Figure 4: Value of Australian exports by state
(Source: Wine Australia’s Export Approval System)
Dallas, Texas (27 September)
The Lonestar State is home to 29 million people, making it the second most populous state in the USA. Dallas is the third largest city in the state, with 1.3 million residents. Texas is the largest state by area in the contiguous USA and is known for numerous large icons: a 17-metre cowboy called ‘Big Tex’ welcomes visitors to the State Fair; Dallas Fort-Worth Airport is bigger than the island of Manhattan; and the Dallas Cowboys’ Stadium could fit the entire Statue of Liberty with the roof closed.
However, the people of Texas do not have large drinking habits compared to the other key markets. Although their total wine consumption was nearly 21 million 9-litre cases in 2018, their population is more than twice that of Illinois, meaning that each person drinks much less (9.9 litres per person per year). This is the case with many of the states in the center of the country, which tend to be a lot more conservative in their drinking habits than the coastal regions (see Figure 5).
Figure 5: Per capita wine consumption by state
(Source: Impact Databank)
Wine Intelligence ranks Texas fourth in total wine market attractiveness, but sixth for imported wine. However, Texas has a higher awareness of Australian wines than the other key markets and the national average (see Figure 6).
Figure 6: Australian country of origin awareness by state
(Source: Wine Intelligence)
Los Angeles and San Francisco, California (1 and 3 October)
Saving what is widely agreed to be the biggest and most attractive wine market in the USA for last, the roadshow heads to California in October. California’s GDP is ranked fifth in the world on its own, after Germany and ahead of the United Kingdom.
The Golden State is home to 40 million residents, meaning 1 out of 12 USA residents lives there. It is ethnically diverse, with one quarter of its population born outside the USA. The state also contains the lowest and highest geographical points in the contiguous USA – Death Valley and Mount Whitney respectively. Although the GDP per capita is not as high as New York’s at US$59,000, with Hollywood and Silicon Valley within its borders there is plenty of wealth around.

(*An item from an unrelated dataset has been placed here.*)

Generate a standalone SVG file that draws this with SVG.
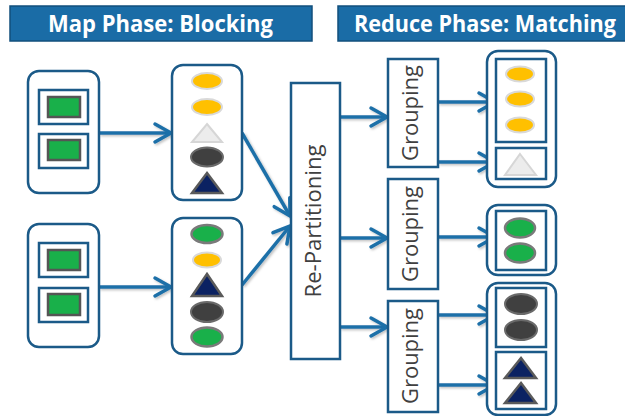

Californians love wine; they drink 51 million cases of it a year, well ahead of second placed Florida. The one thing that counts against imported wine in California is the strength of the domestic category, since most American wine production takes place in the state. However, the sheer volume of wine consumption in California and the relative ease and integrity of business dealings, makes it the most attractive state for both domestic and imported wine, according to Wine Intelligence.
The California grocery channel grew by 1 per cent to US$1.7 billion in the year ended June 2019. Australia performed very well in the channel, growing by 7 per cent to US$22 billion. Australia exported A$154 million worth of wine to California in the same period, representing a 36 per cent value share of exports to the USA.